My book as 90th mentions can be purchased from my website, or if anyone wants a signed copy, by emailing me at neilaspinshaw@sky.com.  Ive got some regular plus the leather bound collectors editions left. £49.95 & £99.95 respectively. + Post.

Neil, I wanted to thank you for helping with this research into the Pimlico Millbank Repairing Manufactory and the part that it played in the story of the British Army Armourer Sergeant.
 
As you might know, the Armourer Sergeants, who informally existed since the 1700s at least (probably before) and were formalised from 1802, have never had their story properly told. This seems a great injustice given that without them the muskets and rifles would never have been able to function as they did.  In short, without them there might never have been an empire.  The old adage, 'for the want of a horseshoe nail', comes to mind.

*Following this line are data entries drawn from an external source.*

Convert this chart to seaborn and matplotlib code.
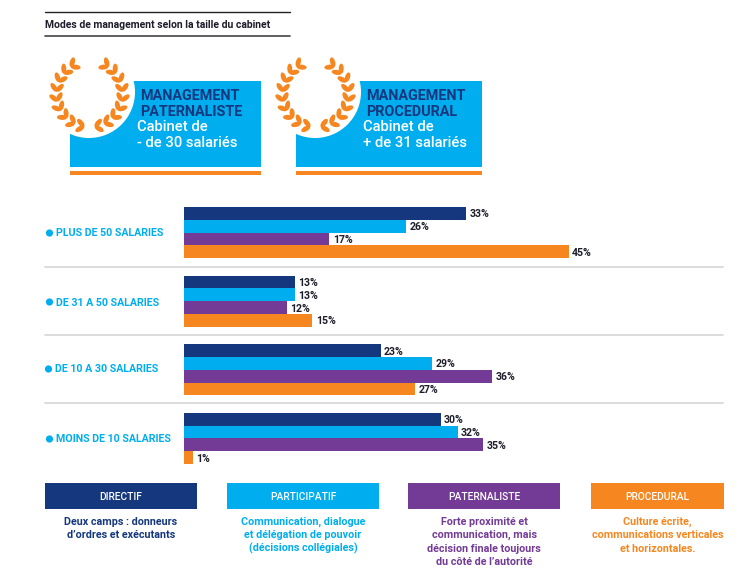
import numpy as np
import pandas as pd
import matplotlib
matplotlib.use("Agg")
import matplotlib.pyplot as plt
from matplotlib.patches import Rectangle, Circle, Ellipse
import seaborn as sns

W, H = 749, 574

# Survey figures
sizes = ["PLUS DE 50 SALARIES", "DE 31 A 50 SALARIES", "DE 10 A 30 SALARIES", "MOINS DE 10 SALARIES"]
styles = ["DIRECTIF", "PARTICIPATIF", "PATERNALISTE", "PROCEDURAL"]
directif = [33, 13, 23, 30]
participatif = [26, 13, 29, 32]
paternaliste = [17, 12, 36, 35]
procedural = [45, 15, 27, 1]

descriptions = [
    ["Deux camps : donneurs", "d’ordres et exécutants"],
    ["Communication, dialogue", "et délégation de pouvoir", "(décisions collégiales)"],
    ["Forte proximité et", "communication, mais", "décision finale toujours", "du côté de l’autorité"],
    ["Culture écrite,", "communications verticales", "et horizontales."],
]

NAVY, CYAN, PURPLE, ORANGE = "#15377E", "#00AEEF", "#733A96", "#F68720"
INK = "#1d1d2b"
palette = [NAVY, CYAN, PURPLE, ORANGE]

sns.set_theme(style="white")
plt.rcParams["font.family"] = ["Roboto", "DejaVu Sans"]

fig = plt.figure(figsize=(W / 100, H / 100), dpi=100)

# Full-page canvas in pixel units for the furniture around the chart
page = fig.add_axes([0, 0, 1, 1])
page.set_xlim(0, W)
page.set_ylim(H, 0)
page.axis("off")


def rect(x0, y0, x1, y1, color, z=1):
    page.add_patch(Rectangle((x0, y0), x1 - x0, y1 - y0, fc=color, ec="none", zorder=z))


def laurel(cx, cy, r=33):
    # Two mirrored branches of paired leaves growing from the bottom towards the top
    for side in (-1, 1):
        for deg in np.linspace(170, 34, 9):
            a = np.radians(deg)
            px, py = cx + side * r * np.sin(a), cy - r * np.cos(a)
            growth = np.degrees(np.arctan2(-np.sin(a), -side * np.cos(a)))
            for sign in (-1, 1):
                leaf = growth + sign * 40
                qx = px + 4.6 * np.cos(np.radians(leaf))
                qy = py + 4.6 * np.sin(np.radians(leaf))
                page.add_patch(Ellipse((qx, qy), 10.0, 5.0, angle=leaf,
                                       fc=ORANGE, ec="none", zorder=4))


# Section title between two rules
page.plot([45, 290], [12, 12], color="#222222", lw=1)
page.plot([45, 290], [36, 36], color="#444444", lw=1.2)
page.text(45, 25.5, "Modes de management selon la taille du cabinet", fontsize=7.45,
          fontweight="bold", color=INK, va="center")

# Headline panels
panels = [
    (70, 261, ["MANAGEMENT", "PATERNALISTE"], ["Cabinet de", "- de 30 salariés"], 140, 137, 89, 89.5),
    (296, 482, ["MANAGEMENT", "PROCEDURAL"], ["Cabinet de", "+ de 31 salariés"], 366, 363, 315, 315.5),
]
for x0, x1, head, sub, hx, sx, cx, wx in panels:
    rect(x0, 81, x1, 167, CYAN)
    rect(x0, 171, x1, 175, ORANGE)
    page.add_patch(Circle((cx, 92), 46, fc="white", ec="none", zorder=2))
    laurel(wx, 94)
    for y, line in zip((96, 112), head):
        page.text(hx, y, line, fontsize=10.4, fontweight="bold", color=NAVY, va="center", zorder=5)
    for y, line in zip((127, 143), sub):
        page.text(sx, y, line, fontsize=10.6, fontweight="medium", color="white", va="center", zorder=5)

# Row separators
for y in (267, 335, 403):
    page.plot([45, 723], [y, y], color="#D9D9D9", lw=1.3)

# Row labels with their bullets
for y, bx, label in zip((233, 302, 369, 439), (49.5, 49.5, 48.5, 49.5), sizes):
    page.add_patch(Circle((bx, y), 3.6, fc=CYAN, ec="none"))
    page.text(bx + 6.5, y + 0.5, label, fontsize=7.65, fontweight="bold", color=CYAN, va="center")

# Legend tiles and their explanations
tiles = [(45, 197), (227, 379), (408, 560), (591, 724)]
for (x0, x1), style, desc, col in zip(tiles, styles, descriptions, palette):
    rect(x0, 483, x1, 509, col)
    page.text((x0 + x1) / 2, 496.5, style, fontsize=7.4, fontweight="medium", color="white",
              ha="center", va="center")
    for i, line in enumerate(desc):
        page.text((x0 + x1) / 2, 522 + 13.3 * i, line, fontsize=7.75, fontweight="bold",
                  color=col, ha="center", va="center")

# Grouped horizontal bars
frame = pd.DataFrame({
    "taille": sizes * 4,
    "mode": np.repeat(styles, 4),
    "part": directif + participatif + paternaliste + procedural,
})

top, bottom, left, px_per_pct = 198.2, 472.8, 184, 8.55
span = 60
chart = fig.add_axes([left / W, 1 - bottom / H, span * px_per_pct / W, (bottom - top) / H])
chart.patch.set_alpha(0)
sns.barplot(data=frame, y="taille", x="part", hue="mode", order=sizes, hue_order=styles,
            palette=palette, width=0.743, saturation=1, gap=0, legend=False,
            linewidth=0, edgecolor="none", ax=chart)
chart.set_xlim(0, span)
chart.axis("off")

for container in chart.containers:
    labels = chart.bar_label(container, fmt="%g%%", padding=2.5, fontsize=7.6, fontweight="bold",
                             color=INK)
    for label in labels:
        label.set_verticalalignment("center_baseline")

fig.savefig("out.png", dpi=100)
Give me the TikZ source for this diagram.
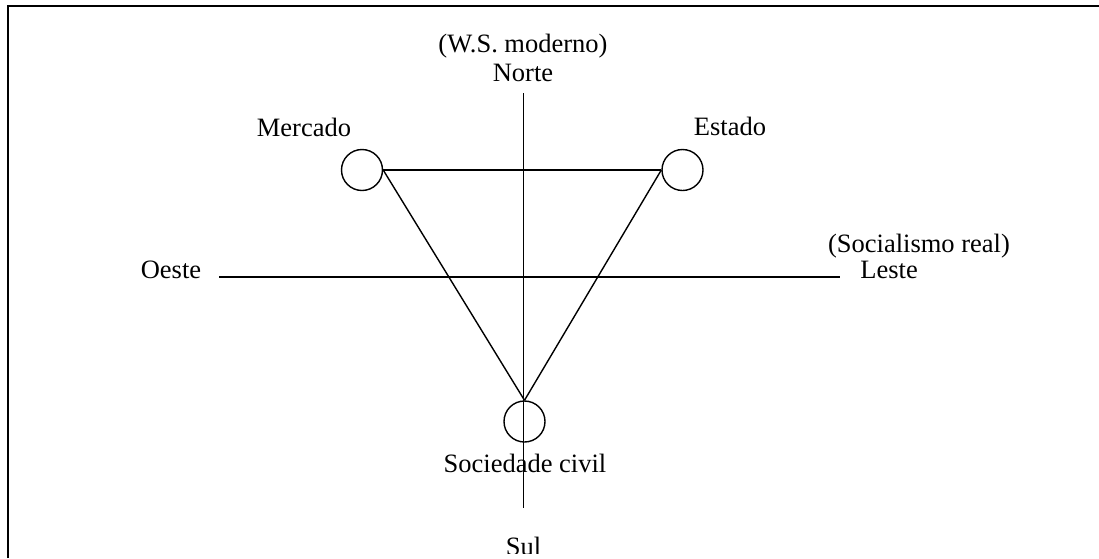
\documentclass[tikz,border=0pt]{standalone}
\usepackage{fontspec}
\setmainfont{Liberation Serif}
\begin{document}
\begin{tikzpicture}[x=0.5pt,y=-0.5pt,
  lbl/.style={font=\fontsize{13.25}{15}\selectfont, inner sep=0pt, anchor=base},
  ring/.style={circle, draw, minimum size=20.5pt, inner sep=0pt, line width=0.7pt},
  ln/.style={line width=0.7pt},
  frame/.style={line width=1pt}]
\useasboundingbox (0,0) rectangle (1099,558);
% frame
\coordinate (fb) at (7.5,558);
\coordinate (ftl) at (7.5,6);
\coordinate (ftr) at (1099,6);
\draw[frame] (fb) -- (ftl) -- (ftr);
% axes
\coordinate (nN) at (523.5,93);
\coordinate (nS) at (523.5,508);
\coordinate (nW) at (219,277);
\coordinate (nE) at (840,277);
\draw[ln] (nN) -- (nS);
\draw[ln] (nW) -- (nE);
% circles
\node[ring] (merc) at (362,170) {};
\node[ring] (est) at (682.5,170) {};
\node[ring] (soc) at (524.5,421.5) {};
\draw[ln] (merc.east) -- (est.west);
\draw[ln] (merc.east) -- (soc.north);
\draw[ln] (est.west) -- (soc.north);
% labels
\node[lbl] (ws) at (523,52) {(W.S. moderno)};
\node[lbl] (norte) at (523,81) {Norte};
\node[lbl] (mercL) at (304,136) {Mercado};
\node[lbl] (estL) at (730,135) {Estado};
\node[lbl] (oeste) at (171,278) {Oeste};
\node[lbl, anchor=base west] (leste) at (860,278) {Leste};
\node[lbl] (socr) at (919,252) {(Socialismo real)};
\node[lbl] (socL) at (525,472) {Sociedade civil};
\begin{scope}
\clip (0,0) rectangle (1099,553);
\node[lbl] (sul) at (523.5,555) {Sul};
\end{scope}
\end{tikzpicture}
\end{document}
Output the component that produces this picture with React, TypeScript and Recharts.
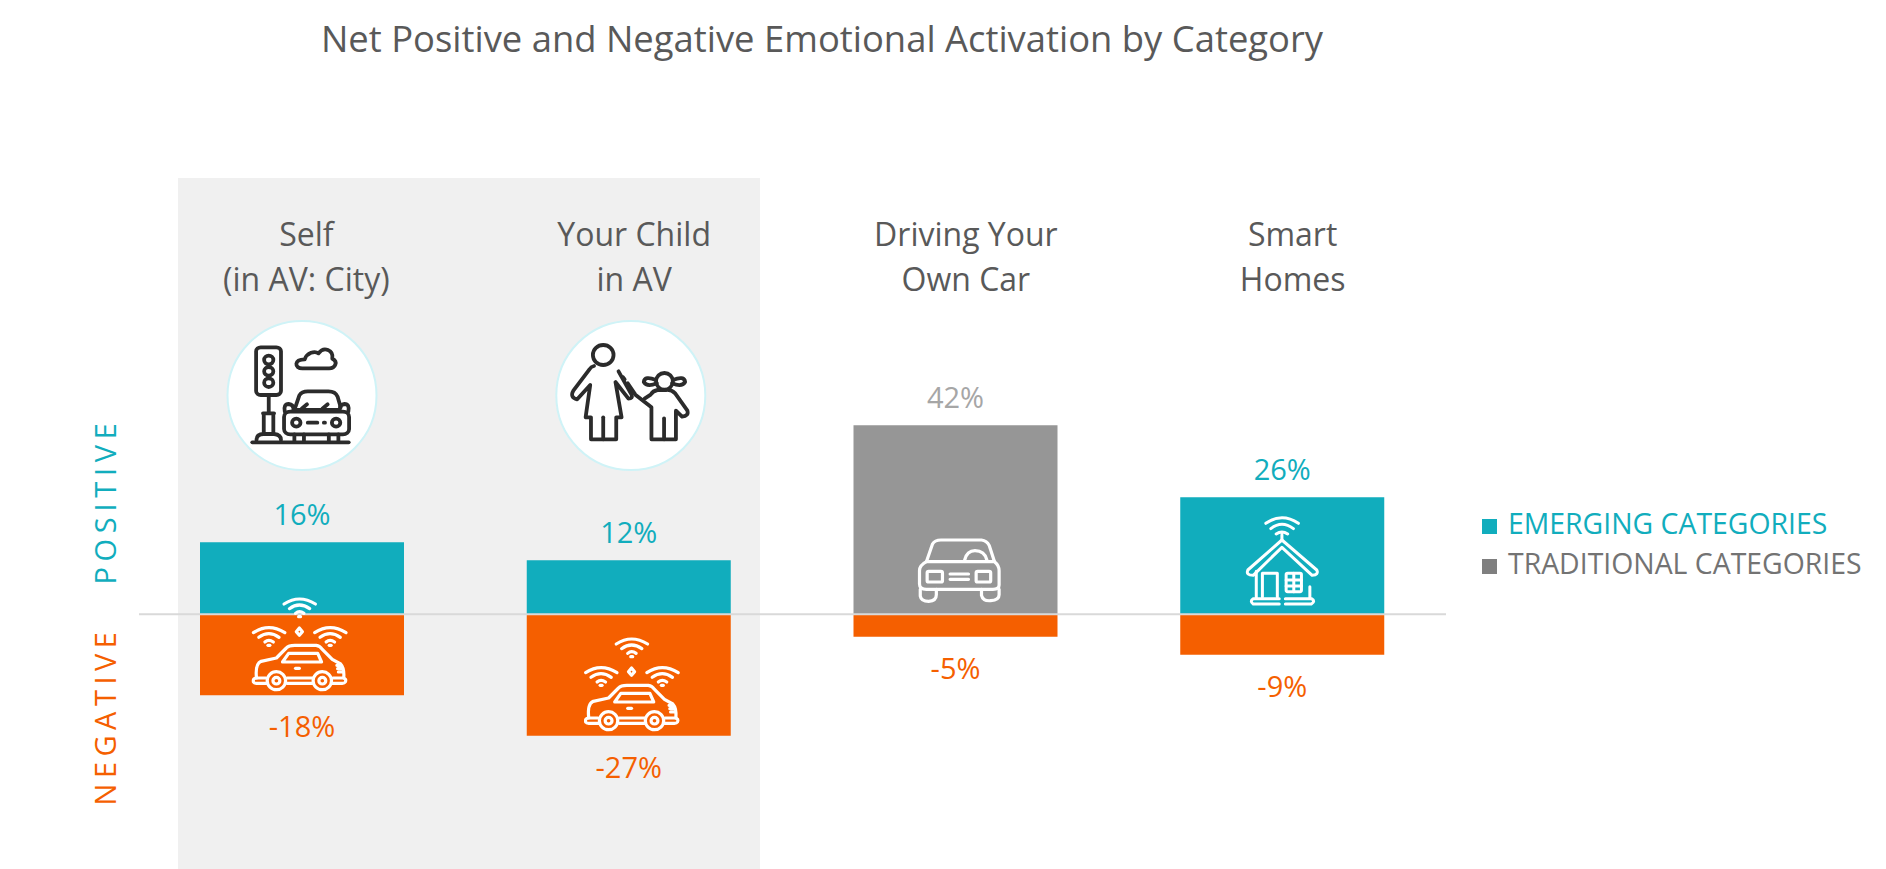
import React from "react";
import { BarChart, Bar, Cell, XAxis, YAxis, ReferenceLine, LabelList } from "recharts";

const categories = ["Self|(in AV: City)", "Your Child|in AV", "Driving Your|Own Car", "Smart|Homes"];
const positiveValues = [16, 12, 42, 26];
const negativeValues = [-18, -27, -5, -9];
const categoryGroups = ["emerging", "emerging", "traditional", "emerging"];

const TEAL = "#11ADBD";
const ORANGE = "#F55F00";
const GREY_BAR = "#969696";
const GREY_LABEL = "#A6A6A6";
const TEXT = "#595959";
const FONT = "'Open Sans', sans-serif";

const data = categories.map((name, i) => ({
  name,
  positive: positiveValues[i],
  negative: negativeValues[i],
}));

// the category titles sit a little right of their bars in the original
const tickShift = [4, 5, 10, 10];

const CategoryTick = (props: any) => {
  const { x, payload, index } = props;
  const lines = String(payload.value).split("|");
  return (
    <g>
      {lines.map((line, i) => (
        <text
          key={line}
          x={x + tickShift[index ?? 0]}
          y={246 + i * 45}
          textAnchor="middle"
          fontFamily={FONT}
          fontSize={32}
          fill={TEXT}
        >
          {line}
        </text>
      ))}
    </g>
  );
};

const PositiveLabel = (props: any) => {
  const { x, y, width, height, value, index } = props;
  const top = Math.min(y, y + height);
  const fill = categoryGroups[index] === "traditional" ? GREY_LABEL : TEAL;
  return (
    <text x={x + width / 2} y={top - 17} textAnchor="middle" fontFamily={FONT} fontSize={29} fill={fill}>
      {value}%
    </text>
  );
};

const NegativeLabel = (props: any) => {
  const { x, y, width, height, value } = props;
  const bottom = Math.max(y, y + height);
  return (
    <text x={x + width / 2} y={bottom + 42} textAnchor="middle" fontFamily={FONT} fontSize={29} fill={ORANGE}>
      {value}%
    </text>
  );
};

// line icons, traced in the coordinates of the zoomed crop and scaled back down
const line = { fill: "none", strokeLinecap: "round", strokeLinejoin: "round", vectorEffect: "non-scaling-stroke" } as any;

const Wifi = ({ x, y }: { x: number; y: number }) => (
  <g transform={`translate(${x} ${y})`}>
    <path d="M-40 -22 Q0 -52 42 -22" {...line} />
    <path d="M-26 -8 Q0 -30 27 -8" {...line} />
    <path d="M-10 6 Q0 -4 12 6" {...line} />
    <path d="M-2 16 L3 16" {...line} />
  </g>
);

const ConnectedCar = ({ dx = 0, dy = 0 }: { dx?: number; dy?: number }) => (
  <g transform={`translate(${dx} ${dy})`} stroke="#fff" strokeWidth={3.2}>
    <Wifi x={338} y={934} />
    <Wifi x={258} y={1020} />
    <Wifi x={418} y={1020} />
    <path d="M338 984 L346 995 L338 1006 L330 995 Z" {...line} />
    <path d="M226 1134 Q222 1092 238 1084 L278 1074 L304 1044 Q310 1036 326 1036 H382 Q392 1038 398 1048 L424 1078 L446 1092 Q456 1104 454 1134" {...line} />
    <path d="M294 1086 L310 1060 H386 L396 1086 Z" {...line} />
    <path d="M218 1146 Q216 1134 226 1134 H250 M306 1134 H372 M426 1134 H452 Q462 1136 458 1146 Q456 1150 450 1150 H424 M372 1150 H306 M252 1150 H226 Q220 1150 218 1146" {...line} />
    <ellipse cx={278} cy={1142} rx={24} ry={27} {...line} />
    <ellipse cx={278} cy={1142} rx={9} ry={10} {...line} />
    <ellipse cx={398} cy={1142} rx={24} ry={27} {...line} />
    <ellipse cx={398} cy={1142} rx={9} ry={10} {...line} />
    <path d="M328 1105 L338 1105" {...line} />
    <path d="M436 1096 H446 M438 1106 H450 M440 1116 H452" {...line} />
  </g>
);

const TrafficIcon = () => (
  <g stroke="#2B2B2B" strokeWidth={3.8}>
    <rect x={225} y={142} width={65} height={143} rx={12} ry={12} {...line} />
    <ellipse cx={258} cy={180} rx={12} ry={13} {...line} />
    <ellipse cx={258} cy={214} rx={12} ry={13} {...line} />
    <ellipse cx={258} cy={248} rx={12} ry={13} {...line} />
    <path d="M258 285 V340 M243 340 H272 M245 340 V402 M270 340 V402 M226 420 Q226 402 245 402 H272 Q290 404 290 420" {...line} />
    <path d="M215 427 H467" {...line} />
    <path d="M346 205 C324 205 324 178 352 178 C358 158 378 152 388 160 C402 138 428 150 424 176 C440 184 432 205 416 205 Z" {...line} />
    <path d="M328 320 L338 286 Q344 274 360 274 H414 Q432 274 438 290 L446 322" {...line} />
    <rect x={298} y={335} width={170} height={68} rx={16} ry={16} {...line} />
    <path d="M300 335 Q296 312 310 312 Q322 314 322 324 M466 335 Q470 312 456 312 Q444 314 444 324 M322 330 H444" {...line} />
    <path d="M344 326 L358 313 M398 326 L412 313" {...line} />
    <ellipse cx={330} cy={368} rx={11} ry={12} {...line} />
    <ellipse cx={434} cy={368} rx={11} ry={12} {...line} />
    <path d="M360 368 H385 M402 368 H405" {...line} />
    <path d="M325 403 V425 M350 403 V425 M415 403 V425 M440 403 V425" {...line} />
  </g>
);

const FamilyIcon = () => (
  <g stroke="#2B2B2B" strokeWidth={3.8}>
    <ellipse cx={1132} cy={165} rx={27} ry={30} {...line} />
    <path d="M1108 198 Q1100 200 1096 208 L1054 272 Q1044 292 1064 298 L1098 255 L1086 352 H1100 V418 H1166 V352 H1180 L1164 246 L1198 296 Q1210 296 1206 284 L1172 214" {...line} />
    <path d="M1132 352 V418" {...line} />
    <path d="M1184 232 L1188 238 M1196 250 L1216 284 L1258 322 V418 H1322 V332 L1338 350 Q1356 348 1352 332 L1320 280 Q1310 268 1296 270 H1274 Q1262 272 1256 284 L1240 296" {...line} />
    <path d="M1291 355 V418" {...line} />
    <ellipse cx={1292} cy={244} rx={22} ry={25} {...line} />
    <path d="M1270 240 Q1240 226 1238 246 Q1246 262 1272 250 M1314 240 Q1344 226 1346 246 Q1338 262 1312 250" {...line} />
  </g>
);

const FrontCar = () => (
  <g stroke="#fff" strokeWidth={3.2}>
    <path d="M278 545 L294 492 Q300 480 316 480 H422 Q436 482 442 496 L456 545" {...line} />
    <path d="M278 545 H456 Q468 556 468 572 V615 Q468 628 452 628 H278 Q260 628 260 612 V572 Q260 556 278 545 Z" {...line} />
    <path d="M262 628 V648 Q264 664 284 664 Q304 662 304 644 V628 M422 628 V646 Q426 664 446 662 Q468 660 468 644 V628" {...line} />
    <rect x={280} y={574} width={40} height={32} rx={4} ry={4} {...line} />
    <rect x={408} y={574} width={38} height={32} rx={4} ry={4} {...line} />
    <path d="M340 582 H388 M340 598 H388" {...line} />
    <path d="M378 540 Q384 512 405 512 Q430 512 436 540" {...line} />
  </g>
);

const SmartHome = () => (
  <g stroke="#fff" strokeWidth={3}>
    <path d="M1165 430 Q1207 396 1250 430 M1178 446 Q1207 420 1237 446 M1192 462 Q1207 450 1222 462 M1207 464 V478" {...line} />
    <path d="M1118 570 L1207 480 L1298 570 Q1304 584 1286 586 L1207 502 L1132 586 Q1112 586 1118 570 Z" {...line} />
    <path d="M1140 574 V655 M1280 620 V655" {...line} />
    <path d="M1200 656 H1132 Q1122 664 1132 672 H1200 M1216 656 H1284 Q1296 664 1284 672 H1216" {...line} />
    <path d="M1156 650 V580 H1195 V650" {...line} />
    <rect x={1218} y={580} width={40} height={55} rx={4} ry={4} {...line} />
    <path d="M1238 580 V635 M1218 600 H1258 M1218 618 H1258" {...line} />
  </g>
);

const legendItems = [
  { label: "EMERGING CATEGORIES", text: TEAL, box: TEAL },
  { label: "TRADITIONAL CATEGORIES", text: "#737373", box: "#7F7F7F" },
];

export default function App() {
  return (
    <div style={{ position: "absolute", left: 0, top: 0, width: 1886, height: 869, overflow: "hidden", background: "#fff" }}>
      <div style={{ position: "absolute", left: 178, top: 178, width: 582, height: 691, background: "#F0F0F0" }} />
      <div style={{ position: "absolute", left: 0, top: 0 }}>
        <BarChart
          width={1886}
          height={869}
          data={data}
          barSize={204}
          stackOffset="sign"
          margin={{ top: 163.3, right: 440, bottom: 29.7, left: 139 }}
          style={{ background: "transparent" }}
        >
          <XAxis dataKey="name" orientation="top" height={1} axisLine={false} tickLine={false} interval={0} tick={<CategoryTick />} />
          <YAxis hide domain={[-50, 100]} />
          <Bar dataKey="positive" stackId="a" isAnimationActive={false}>
            {categories.map((c, i) => (
              <Cell key={c} fill={categoryGroups[i] === "traditional" ? GREY_BAR : TEAL} />
            ))}
            <LabelList dataKey="positive" content={<PositiveLabel />} />
          </Bar>
          <Bar dataKey="negative" stackId="a" fill={ORANGE} isAnimationActive={false}>
            <LabelList dataKey="negative" content={<NegativeLabel />} />
          </Bar>
          <ReferenceLine y={0} stroke="#D9D9D9" strokeWidth={2} />
        </BarChart>
      </div>
      <svg width={1886} height={869} style={{ position: "absolute", left: 0, top: 0, pointerEvents: "none" }}>
        <text x={822} y={52} textAnchor="middle" fontFamily={FONT} fontSize={36.4} fill={TEXT}>
          Net Positive and Negative Emotional Activation by Category
        </text>
        <text transform="translate(116 501) rotate(-90)" textAnchor="middle" fontFamily={FONT} fontSize={29} letterSpacing={5.7} fill={TEAL}>
          POSITIVE
        </text>
        <text transform="translate(116 716) rotate(-90)" textAnchor="middle" fontFamily={FONT} fontSize={29} letterSpacing={5.5} fill={ORANGE}>
          NEGATIVE
        </text>
        <circle cx={302} cy={395.5} r={74.5} fill="#fff" stroke="#CFF3F7" strokeWidth={2} />
        <circle cx={630.8} cy={395.5} r={74.5} fill="#fff" stroke="#CFF3F7" strokeWidth={2} />
        <g transform={`translate(170 300) scale(${1 / 2.613} ${1 / 3})`}>
          <TrafficIcon />
          <FamilyIcon />
          <ConnectedCar />
          <ConnectedCar dx={868} dy={120} />
        </g>
        <g transform={`translate(820 380) scale(${1 / 2.613} ${1 / 3})`}>
          <FrontCar />
          <SmartHome />
        </g>
        {legendItems.map((item, i) => (
          <g key={item.label}>
            <rect x={1482} y={519 + i * 40} width={15} height={15} fill={item.box} />
            <text x={1508} y={534 + i * 40} fontFamily={FONT} fontSize={28.4} fill={item.text}>
              {item.label}
            </text>
          </g>
        ))}
      </svg>
    </div>
  );
}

Placed in a corps of their own from 1858, the Armourer Sergeants were the Cinderella’s of the Army, needed and yet virtually ignored historically. Placed in the OSC/ASC in the late 1890s and then REME in 1942, the division of their historical timeline between the archives of the contemporary Royal Logistics Corps and REME has led to much information and interest falling between the two stools and to a degree lost from sight.  

Anything that you can do, please, to tease out hidden details of the activities and personalities at the Pimlico Millbank Repairing Manufactory, as requested by Peter above, will help to throw some light into very dark corners indeed.